Israeli activity against Negev Beduin and Palestinians in both east Jerusalem and Area C of the West Bank “are the new frontiers of dispossession of the traditional inhabitants and the implementation of a strategy of Judaization and control of the territory,” said Raquel Rolnik, a special UN rapporteur on adequate housing.
She spoke at a Jerusalem press conference as she wrapped up a two-week visit to Israel and the Palestinian territories.
Rolnik plans to submit a full report on Israel’s housing policies to the UN Human Rights Council, which will debate the issue in March 2013.
But her initial findings, she said, already indicates “that the Israeli planning, development and land system now violates the right to adequate housing.”
This was true, Rolnik said, both for Palestinians, minority groups and all low-income individuals, who are finding it increasingly hard to find affordable housing.
The state owns 93 percent of the land in Israel, she said, so the government could have policies that allow for adequate affordable housing.
Israel had an “impressive” housing record in the past, Rolnik said, but it changed its policies on affordable housing over the last two decades. Since then, the situation has deteriorated, she said.
State land is now tendered for the highest price to maximize profitability, Rolnik said.
In addition, the Beduin and Palestinians suffer from discriminatory practices, including land expropriation, she said.
In east Jerusalem, Palestinians can apply for building permits on only 13% of the area, Rolnik said.
“The number of permits issued is grossly inadequate to housing needs, leading many Palestinians to build without obtaining a permit,” she said.
As a result, tens of thousands of Palestinians’ homes are at risk of being demolished, she added.
More than 70% of the demolitions in Jerusalem are carried out against Palestinian residents, even though they make up only 20% of the infractions, Rolnik said.
In the West Bank, security and administrative measures result in the demolition of Palestinian homes, she said, and also limit Palestinian growth and access to livelihood and services.
Rolnik said she was concerned by plans to forcibly relocate the Jahalin Beduin who live in the area near Ma’aleh Adumim.
Last year, Israel demolished 622 Palestinian structures, including 222 that were family homes, she said, and 1,094 people were displaced. “This is almost double the number from 2010,” she said.
The largest number of demolitions occurred in the Jordan Valley, she said.

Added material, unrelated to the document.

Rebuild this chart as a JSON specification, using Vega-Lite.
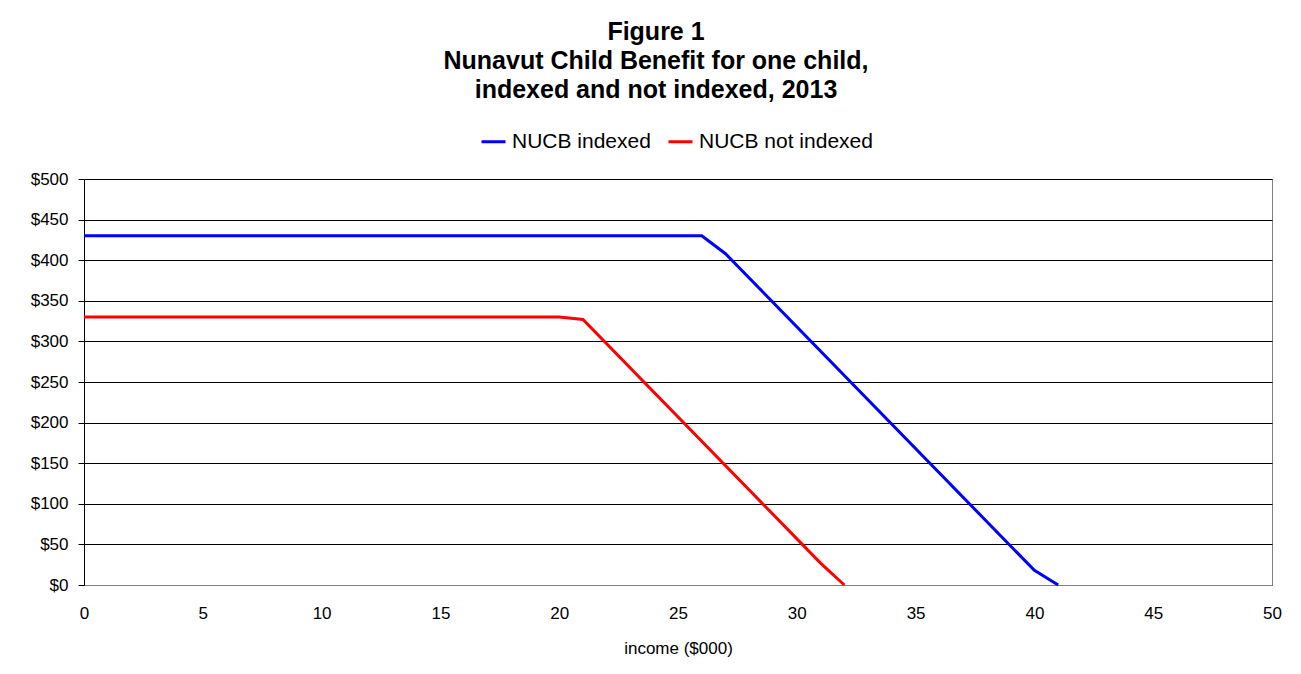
{
  "$schema": "https://vega.github.io/schema/vega-lite/v6.json",
  "width": 1188,
  "height": 406,
  "autosize": {"type": "none"},
  "padding": {"left": 84, "top": 179, "right": 29, "bottom": 89},
  "background": "white",
  "title": {
    "text": ["Figure 1", "Nunavut Child Benefit for one child,", "indexed and not indexed, 2013"],
    "font": "Liberation Sans",
    "fontSize": 25,
    "fontWeight": "bold",
    "color": "black",
    "lineHeight": 29,
    "anchor": "middle",
    "dx": -22,
    "offset": 25
  },
  "data": {
    "values": [
      {"income": 0, "benefit": 430, "series": "NUCB indexed"},
      {"income": 26, "benefit": 430, "series": "NUCB indexed"},
      {"income": 27, "benefit": 408, "series": "NUCB indexed"},
      {"income": 40, "benefit": 18, "series": "NUCB indexed"},
      {"income": 41, "benefit": 0, "series": "NUCB indexed"},
      {"income": 0, "benefit": 330, "series": "NUCB not indexed"},
      {"income": 20, "benefit": 330, "series": "NUCB not indexed"},
      {"income": 21, "benefit": 327, "series": "NUCB not indexed"},
      {"income": 31, "benefit": 27, "series": "NUCB not indexed"},
      {"income": 32, "benefit": 0, "series": "NUCB not indexed"}
    ]
  },
  "mark": {"type": "line", "strokeWidth": 3, "interpolate": "linear"},
  "encoding": {
    "x": {
      "field": "income",
      "type": "quantitative",
      "scale": {"domain": [0, 50], "nice": false, "zero": false},
      "axis": {
        "values": [0, 5, 10, 15, 20, 25, 30, 35, 40, 45, 50],
        "title": "income ($000)",
        "titleFont": "Liberation Sans",
        "titleFontSize": 17,
        "titleFontWeight": "normal",
        "titleColor": "black",
        "titlePadding": 19,
        "labelFont": "Liberation Sans",
        "labelFontSize": 17,
        "labelColor": "black",
        "labelPadding": 20,
        "labelFlush": false,
        "ticks": false,
        "tickSize": 0,
        "grid": false,
        "domainColor": "#808080",
        "domainWidth": 1
      }
    },
    "y": {
      "field": "benefit",
      "type": "quantitative",
      "scale": {"domain": [0, 500], "nice": false},
      "axis": {
        "values": [0, 50, 100, 150, 200, 250, 300, 350, 400, 450, 500],
        "format": "$.0f",
        "title": null,
        "labelFont": "Liberation Sans",
        "labelFontSize": 17,
        "labelColor": "black",
        "labelPadding": 10,
        "tickSize": 6,
        "tickColor": "black",
        "tickWidth": 1,
        "domainColor": "black",
        "domainWidth": 1,
        "grid": true,
        "gridColor": "black",
        "gridWidth": 1,
        "gridOpacity": 1
      }
    },
    "color": {
      "field": "series",
      "type": "nominal",
      "scale": {"domain": ["NUCB indexed", "NUCB not indexed"], "range": ["#0000FF", "#FF0000"]},
      "legend": {
        "orient": "none",
        "legendX": 396,
        "legendY": -51,
        "direction": "horizontal",
        "title": null,
        "symbolType": "stroke",
        "symbolSize": 576,
        "symbolStrokeWidth": 3,
        "labelFont": "Liberation Sans",
        "labelFontSize": 21,
        "labelColor": "black",
        "labelLimit": 400,
        "labelOffset": 5,
        "columnPadding": 11,
        "padding": 0
      }
    }
  },
  "config": {
    "view": {"stroke": "#808080", "strokeWidth": 1},
    "font": "Liberation Sans"
  }
}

She also took issue with plans by Palestinians to construct a new city in the West Bank, called Rawabi, because it will not provide affordable housing to “numerous communities living in inadequate conditions.”

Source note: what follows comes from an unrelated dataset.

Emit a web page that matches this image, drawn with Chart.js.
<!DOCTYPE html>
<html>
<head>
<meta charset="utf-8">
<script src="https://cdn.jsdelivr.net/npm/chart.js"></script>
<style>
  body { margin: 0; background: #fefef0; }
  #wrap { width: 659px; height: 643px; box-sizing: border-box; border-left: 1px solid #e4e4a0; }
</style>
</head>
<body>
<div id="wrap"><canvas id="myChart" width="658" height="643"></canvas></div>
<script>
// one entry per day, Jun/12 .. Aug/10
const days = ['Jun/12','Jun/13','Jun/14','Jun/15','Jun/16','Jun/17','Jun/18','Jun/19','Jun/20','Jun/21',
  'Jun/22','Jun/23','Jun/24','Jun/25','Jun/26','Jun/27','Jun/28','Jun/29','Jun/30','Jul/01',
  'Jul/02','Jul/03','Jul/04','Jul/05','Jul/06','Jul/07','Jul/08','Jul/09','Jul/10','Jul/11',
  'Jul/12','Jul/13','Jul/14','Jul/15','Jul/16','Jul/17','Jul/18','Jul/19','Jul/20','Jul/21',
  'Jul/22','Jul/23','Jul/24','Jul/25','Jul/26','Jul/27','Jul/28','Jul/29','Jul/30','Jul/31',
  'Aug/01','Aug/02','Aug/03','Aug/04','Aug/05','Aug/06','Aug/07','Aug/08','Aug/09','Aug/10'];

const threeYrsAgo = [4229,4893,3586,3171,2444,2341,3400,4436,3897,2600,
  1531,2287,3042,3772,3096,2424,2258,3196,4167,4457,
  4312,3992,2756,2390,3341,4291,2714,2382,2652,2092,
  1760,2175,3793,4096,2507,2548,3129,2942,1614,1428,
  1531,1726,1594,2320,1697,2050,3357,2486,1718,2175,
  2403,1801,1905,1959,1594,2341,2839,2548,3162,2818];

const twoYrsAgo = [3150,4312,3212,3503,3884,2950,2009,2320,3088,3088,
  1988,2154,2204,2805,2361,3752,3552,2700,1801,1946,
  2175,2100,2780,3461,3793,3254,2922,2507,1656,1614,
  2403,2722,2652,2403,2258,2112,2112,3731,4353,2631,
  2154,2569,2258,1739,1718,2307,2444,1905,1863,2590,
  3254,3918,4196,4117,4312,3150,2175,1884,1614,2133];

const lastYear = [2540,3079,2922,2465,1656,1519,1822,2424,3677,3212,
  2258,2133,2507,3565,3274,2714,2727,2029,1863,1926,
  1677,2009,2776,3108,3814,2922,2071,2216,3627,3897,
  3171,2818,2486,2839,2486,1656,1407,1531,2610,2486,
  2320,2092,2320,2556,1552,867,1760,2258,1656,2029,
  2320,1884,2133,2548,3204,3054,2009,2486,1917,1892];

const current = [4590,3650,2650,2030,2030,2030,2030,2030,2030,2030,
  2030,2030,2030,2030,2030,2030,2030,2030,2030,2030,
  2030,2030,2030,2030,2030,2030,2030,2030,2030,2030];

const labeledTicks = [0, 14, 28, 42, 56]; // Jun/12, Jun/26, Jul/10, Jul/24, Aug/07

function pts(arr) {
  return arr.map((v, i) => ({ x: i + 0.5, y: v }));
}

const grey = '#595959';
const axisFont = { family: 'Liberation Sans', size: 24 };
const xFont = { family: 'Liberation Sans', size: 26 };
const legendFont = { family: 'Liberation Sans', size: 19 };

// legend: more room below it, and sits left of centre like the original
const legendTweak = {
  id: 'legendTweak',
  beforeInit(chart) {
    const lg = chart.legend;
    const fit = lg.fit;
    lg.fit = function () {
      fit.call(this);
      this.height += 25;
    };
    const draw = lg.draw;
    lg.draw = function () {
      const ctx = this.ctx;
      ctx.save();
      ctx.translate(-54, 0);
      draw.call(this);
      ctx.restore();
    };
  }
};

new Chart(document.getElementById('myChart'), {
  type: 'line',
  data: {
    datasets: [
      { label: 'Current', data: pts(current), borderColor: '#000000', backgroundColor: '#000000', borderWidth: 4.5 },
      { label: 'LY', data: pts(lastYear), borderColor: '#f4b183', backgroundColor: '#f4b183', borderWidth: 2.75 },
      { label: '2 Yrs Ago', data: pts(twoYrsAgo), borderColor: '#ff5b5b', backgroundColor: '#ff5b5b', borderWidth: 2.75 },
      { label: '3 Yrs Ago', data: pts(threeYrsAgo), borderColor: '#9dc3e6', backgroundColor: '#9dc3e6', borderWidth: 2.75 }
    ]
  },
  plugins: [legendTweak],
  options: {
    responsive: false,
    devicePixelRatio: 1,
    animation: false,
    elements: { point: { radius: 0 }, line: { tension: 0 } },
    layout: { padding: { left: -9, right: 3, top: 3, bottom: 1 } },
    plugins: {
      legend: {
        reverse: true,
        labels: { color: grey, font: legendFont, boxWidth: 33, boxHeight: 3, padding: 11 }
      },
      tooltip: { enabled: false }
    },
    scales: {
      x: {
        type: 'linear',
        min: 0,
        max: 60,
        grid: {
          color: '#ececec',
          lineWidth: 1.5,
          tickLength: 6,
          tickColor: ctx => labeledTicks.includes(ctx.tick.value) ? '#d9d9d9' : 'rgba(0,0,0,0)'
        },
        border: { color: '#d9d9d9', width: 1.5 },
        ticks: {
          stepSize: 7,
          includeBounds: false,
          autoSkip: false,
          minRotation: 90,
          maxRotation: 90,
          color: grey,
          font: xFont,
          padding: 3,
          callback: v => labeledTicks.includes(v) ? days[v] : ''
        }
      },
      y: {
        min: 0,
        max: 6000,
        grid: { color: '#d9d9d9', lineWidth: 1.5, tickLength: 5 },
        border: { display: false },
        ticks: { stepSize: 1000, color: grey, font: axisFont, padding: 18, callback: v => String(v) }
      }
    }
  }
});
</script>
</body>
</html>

Overall, Israeli housing policy in the West Bank had been shaped by security concerns, Rolnik said.
“But certainly the nondemocratic and discriminatory elements in Israeli spatial planning and urban strategies appear to contribute to deepening of the conflict instead of promoting peace,” she said.
The Foreign Ministry, which assisted Rolnik during her visit, took issue with her comments.
Ministry spokesman Yigal Palmor said her statements “manifest such a profound misunderstanding of basic realities that one really feels obliged to request the honorable rapporteur to go back to square one and do her homework properly.”